Russia: A wounded economy is closer to crisis than the West or Vladimir Putin realise.

VLADIMIR PUTIN is not short of problems, many of his own creation. There is the carnage in eastern Ukraine, where he is continuing to stir things up. There are his fraught relations with the West, with even Germany turning against him now. There is an Islamist insurgency on his borders and at home there is grumbling among the growing numbers who doubt the wisdom of his Ukraine policy. But one problem could yet eclipse all these: Russia’s wounded economy could fall into a crisis...

Some of Russia’s ailments are well known. Its oil-fired economy surged upward on rising energy prices; now that oil has tumbled, from an average of almost $110 a barrel in the first half of the year to below $80, Russia is hurting. More than two-thirds of exports come from energy. The rouble has fallen by 23% in three months. Western sanctions have also caused pain, as bankers have applied the restrictions not just to Mr Putin’s cronies, but to a much longer tally of Russian businesses. More generally, years of kleptocracy have had a corrosive effect on the place. Much of the country’s wealth has been divided among Mr Putin’s friends.

Everybody expects continued stagnation, but the conventional wisdom is that Mr Putin is strong enough to withstand this. The falling rouble has made some export industries like farming more competitive. These exports combined with Mr Putin’s import-blocking counter-sanctions mean Russia still has a small trade surplus. It has a stash of foreign-exchange reserves, some $370 billion according to the central bank’s figures. Add in the resilience of the Russian people, who are also inclined to blame deprivation on foreigners, and the view from Moscow is that Mr Putin has time to manoeuvre. People talk loosely about two years or so.
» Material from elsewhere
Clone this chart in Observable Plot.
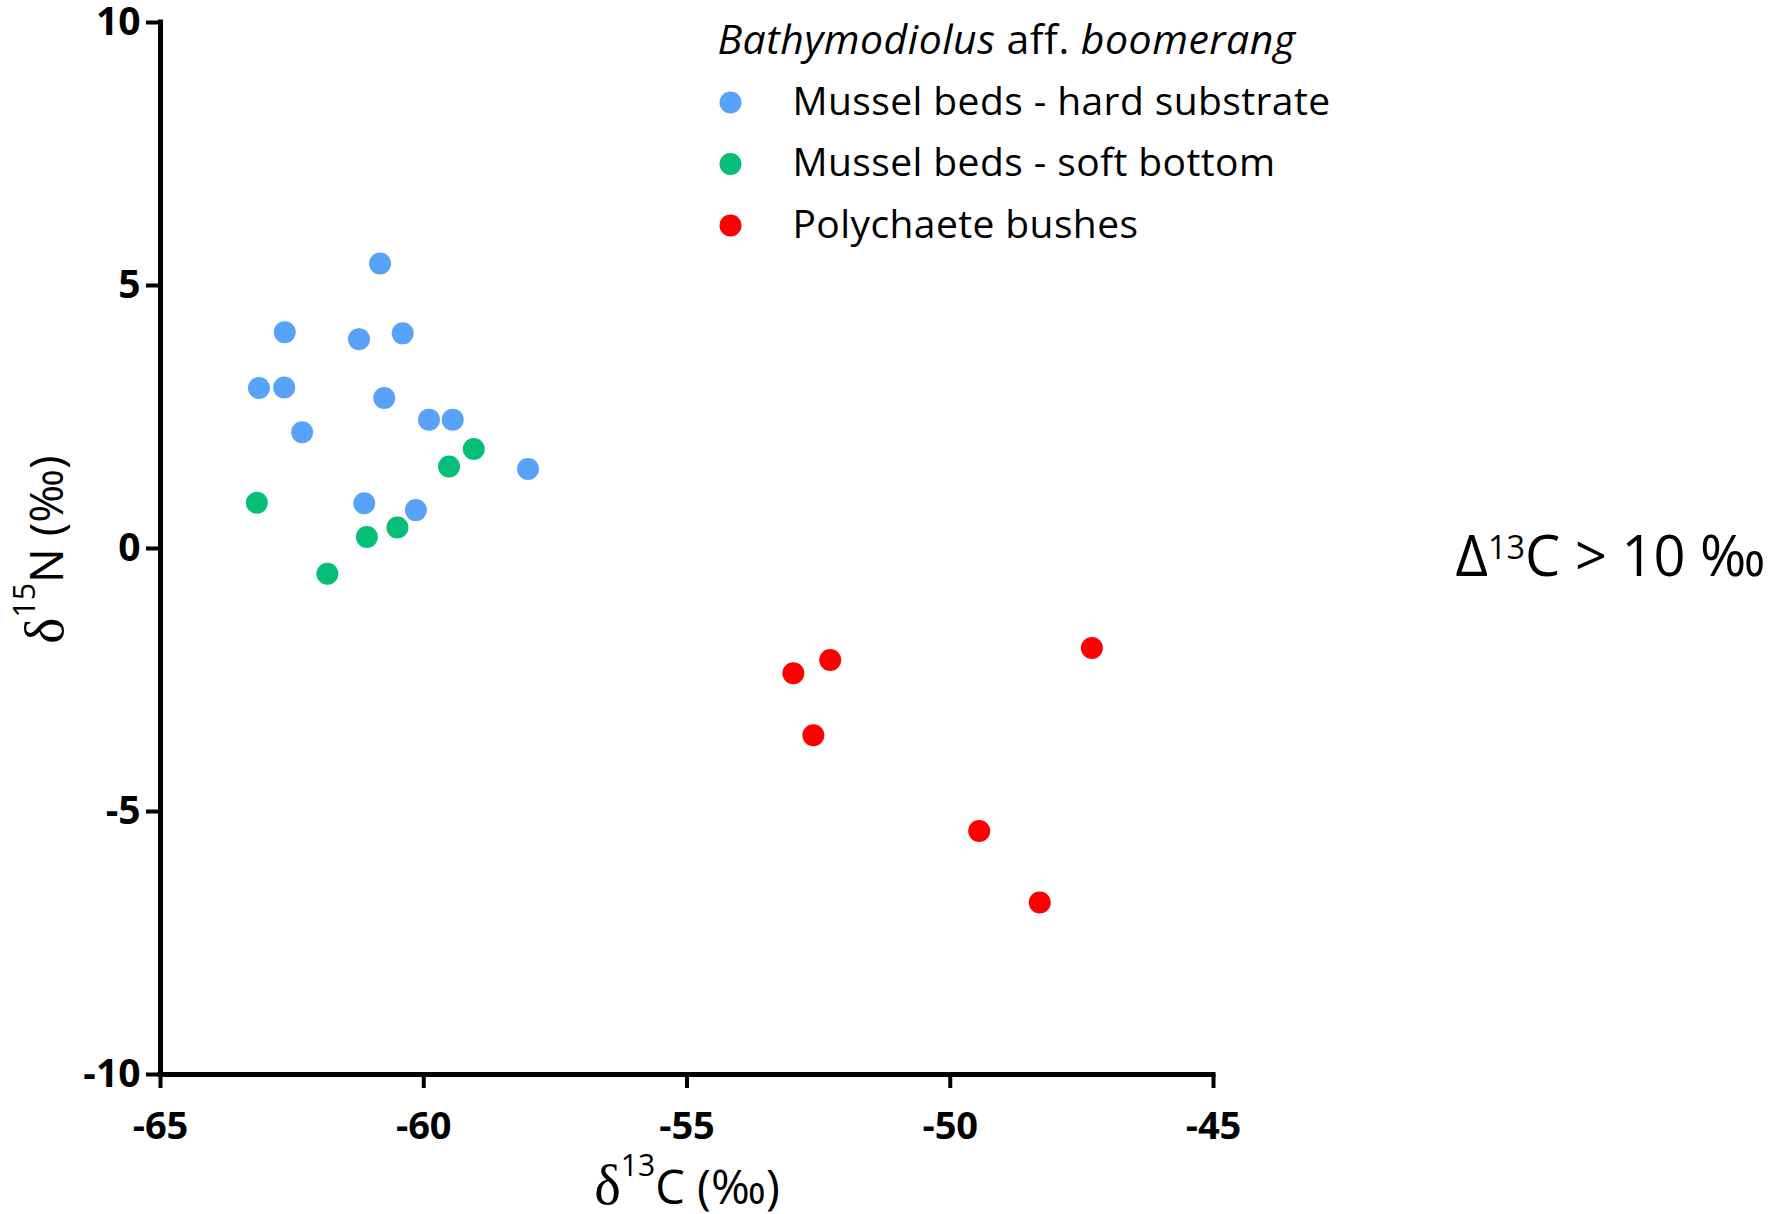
<!DOCTYPE html>
<html>
<head>
<meta charset="utf-8">
<script src="https://cdn.jsdelivr.net/npm/d3@7"></script>
<script src="https://cdn.jsdelivr.net/npm/@observablehq/plot@0.6"></script>
<style>
  html, body { margin: 0; padding: 0; background: #fff; }
  #chart { width: 1791px; height: 1214px; position: relative; }
</style>
</head>
<body>
<div id="chart"></div>
<script>
// ---- data ----
const groups = ["Mussel beds - hard substrate", "Mussel beds - soft bottom", "Polychaete bushes"];
const groupColors = ["#58A2FA", "#06BE78", "#FF0000"];

const hardC = [-60.83, -62.64, -61.23, -60.40, -63.13, -62.65, -60.75, -62.31, -59.90, -59.45, -58.02, -61.13, -60.15];
const hardN = [5.42, 4.11, 3.98, 4.09, 3.05, 3.06, 2.86, 2.21, 2.45, 2.45, 1.51, 0.86, 0.73];

const softC = [-63.17, -59.52, -59.05, -61.08, -60.50, -61.83];
const softN = [0.87, 1.56, 1.89, 0.22, 0.40, -0.48];

const polyC = [-52.98, -52.28, -52.60, -47.31, -49.45, -48.30];
const polyN = [-2.37, -2.12, -3.55, -1.89, -5.37, -6.73];

const xTicks = [-65, -60, -55, -50, -45];
const yTicks = [-10, -5, 0, 5, 10];

const legendTitle = "Bathymodiolus aff. boomerang";
const xLabel = "δ13C (‰)";
const yLabel = "δ15N (‰)";
const annotation = "Δ13C > 10 ‰";

// ---- table built from arrays ----
const points = [
  ...hardC.map((c, i) => ({c, n: hardN[i], g: groups[0]})),
  ...softC.map((c, i) => ({c, n: softN[i], g: groups[1]})),
  ...polyC.map((c, i) => ({c, n: polyN[i], g: groups[2]}))
];

const FONT = "'Open Sans', sans-serif";

const legendMarks = groups.flatMap((g, i) => [
  Plot.dot([g], {frameAnchor: "top-left", fill: d => d, r: 11, dx: 570, dy: 80 + i * 61.5}),
  Plot.text([g], {frameAnchor: "top-left", text: d => d, textAnchor: "start", lineAnchor: "middle",
    dx: 632, dy: 80 + i * 61.5, fontSize: 39, fill: "#000", ariaDescription: "legend-item"})
]);

const chart = Plot.plot({
  width: 1791,
  height: 1214,
  marginLeft: 160,
  marginRight: 578,
  marginTop: 22,
  marginBottom: 140,
  style: {fontFamily: FONT, background: "#fff", color: "#000", overflow: "visible"},
  x: {domain: [-65, -45]},
  y: {domain: [-10, 10]},
  color: {domain: groups, range: groupColors},
  marks: [
    Plot.axisX({ticks: xTicks, tickFormat: d => String(d), tickSize: 14, tickPadding: 24,
      strokeWidth: 4, fontSize: 38, fontWeight: "bold", label: null}),
    Plot.axisY({ticks: yTicks, tickFormat: d => String(d), tickSize: 14, tickPadding: 6,
      strokeWidth: 4, fontSize: 39, fontWeight: "bold", label: null}),
    Plot.ruleX([-65], {strokeWidth: 5, strokeLinecap: "square"}),
    Plot.ruleY([-10], {strokeWidth: 5, strokeLinecap: "square"}),
    Plot.dot(points, {x: "c", y: "n", fill: "g", r: 11}),
    Plot.text([xLabel], {text: d => d, frameAnchor: "bottom", textAnchor: "middle", dy: 114, fontSize: 47, lineAnchor: "middle", ariaDescription: "xlabel"}),
    Plot.text([yLabel], {text: d => d, frameAnchor: "left", textAnchor: "middle", rotate: -90, dx: -112, dy: 1, fontSize: 46, lineAnchor: "middle", ariaDescription: "ylabel"}),
    Plot.text([annotation], {text: d => d, frameAnchor: "right", textAnchor: "start", dx: 242, dy: 10, fontSize: 56, lineAnchor: "middle", ariaDescription: "annot"}),
    Plot.text([legendTitle], {text: d => d, frameAnchor: "top-left", textAnchor: "start", lineAnchor: "middle", dx: 557, dy: 18.5, fontSize: 41, ariaDescription: "ltitle"}),
    ...legendMarks
  ]
});

document.getElementById("chart").appendChild(chart);

// ---- rich text (superscripts / italics) ----
function findText(label) {
  return d3.select(chart).select(`g[aria-description="${label}"] text`);
}
function rich(label, parts, fs) {
  const t = findText(label);
  if (t.empty()) return;
  t.text(null);
  let shift = 0;
  parts.forEach(p => {
    const ts = t.append("tspan").text(p.t);
    if (p.sup) {
      ts.attr("font-size", p.size * fs + "px").attr("dy", -p.rise * fs - shift);
      shift = -p.rise * fs;
    } else {
      if (shift !== 0) { ts.attr("dy", -shift); shift = 0; }
    }
    if (p.italic) ts.attr("font-style", "italic");
    if (p.serif) ts.attr("font-family", "'Liberation Serif', serif").attr("font-size", (p.scale || 1) * fs + "px");
  });
}
rich("xlabel", [{t: "δ", serif: true, scale: 1.2}, {t: "13", sup: true, size: 0.64, rise: 0.58}, {t: "C (‰)"}], 47);
rich("ylabel", [{t: "δ", serif: true, scale: 1.2}, {t: "15", sup: true, size: 0.66, rise: 0.62}, {t: "N (‰)"}], 46);
rich("annot", [{t: "Δ"}, {t: "13", sup: true, size: 0.58, rise: 0.32}, {t: "C > 10 ‰"}], 56);
rich("ltitle", [{t: "Bathymodiolus", italic: true}, {t: " aff. "}, {t: "boomerang", italic: true}], 41);
d3.select(chart).selectAll('g[aria-description="legend-item"] text').attr("letter-spacing", "0.4px");
d3.select(chart).selectAll('g[aria-description="ltitle"] text').attr("letter-spacing", "0.5px");
</script>
</body>
</html>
In fact, a crisis could happen a lot sooner. Russia’s defences are weaker than they first appear and they could be tested by any one of a succession of possibilities—another dip in the oil price, a bungled debt rescheduling by Russian firms, further Western sanctions. When economies are on an unsustainable course, international finance often acts as a fast-forward button, pushing countries over the edge more quickly than politicians or investors expect.

Putin a good man down

The immediate worry is the oil price. Mr Putin is confident it will recover. But supply seems set to increase, with OPEC keen to defend its market share. American government agencies predict oil prices could average $83 a barrel in 2015, well below the $90 level Russia needs to avoid recession (and to keep its budget in balance). If global demand weakens—Japan has slipped into recession since the latest round of forecasts—the oil price could fall further. That would immediately prompt investors to reassess Russia’s prospects.
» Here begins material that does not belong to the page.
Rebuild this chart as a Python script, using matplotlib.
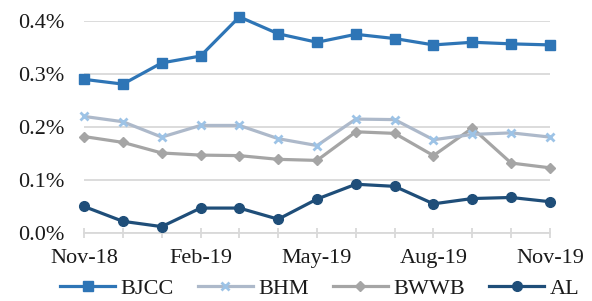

Then there are the debt repayments. Russia’s firms have over $500 billion in external debt outstanding, with $130 billion of it payable before the end of 2015, at a time when few Western banks want to increase their exposure to Russia. Even firms that earn dollar revenues may struggle to pay their debts. Rosneft, an oil giant, recently asked the Kremlin to lend it $44 billion. Mr Putin has so far resisted, but he cannot let a company that is 70% state-owned and employs 160,000 people fail. There is a lengthening queue of troubled Russian firms. Non-performing loans were rising even before interest rates were raised to 9.5% to defend the rouble. Meanwhile Russian banks are reliant on the central bank to replace deposits that their customers are understandably spiriting into dollars.

Directly or indirectly, many of these bills will end up with the Kremlin, which is why its reserves will be vital. They are evaporating: down $100 billion in the past year, following failed attempts to defend the rouble. And the book-keeping is dodgy. Of the reported $370 billion reserve pile, more than $170 billion sits in the country’s two wealth funds. Some of their assets are iffy, including various stakes in Russia’s state-owned banks and debt issued by Ukraine that Mr Putin’s own aggression is fast rendering worthless. One of the funds is earmarked for pensions. In reality, Russia’s government has perhaps $270 billion of hard cash that is accessible and usable without massive cuts elsewhere—less than its external obligations due over the next two years (see article).

All this spells trouble for Russia, but Mr Putin’s marauding foreign policy could accelerate things. This after all is a man who has invaded other countries and lied about it.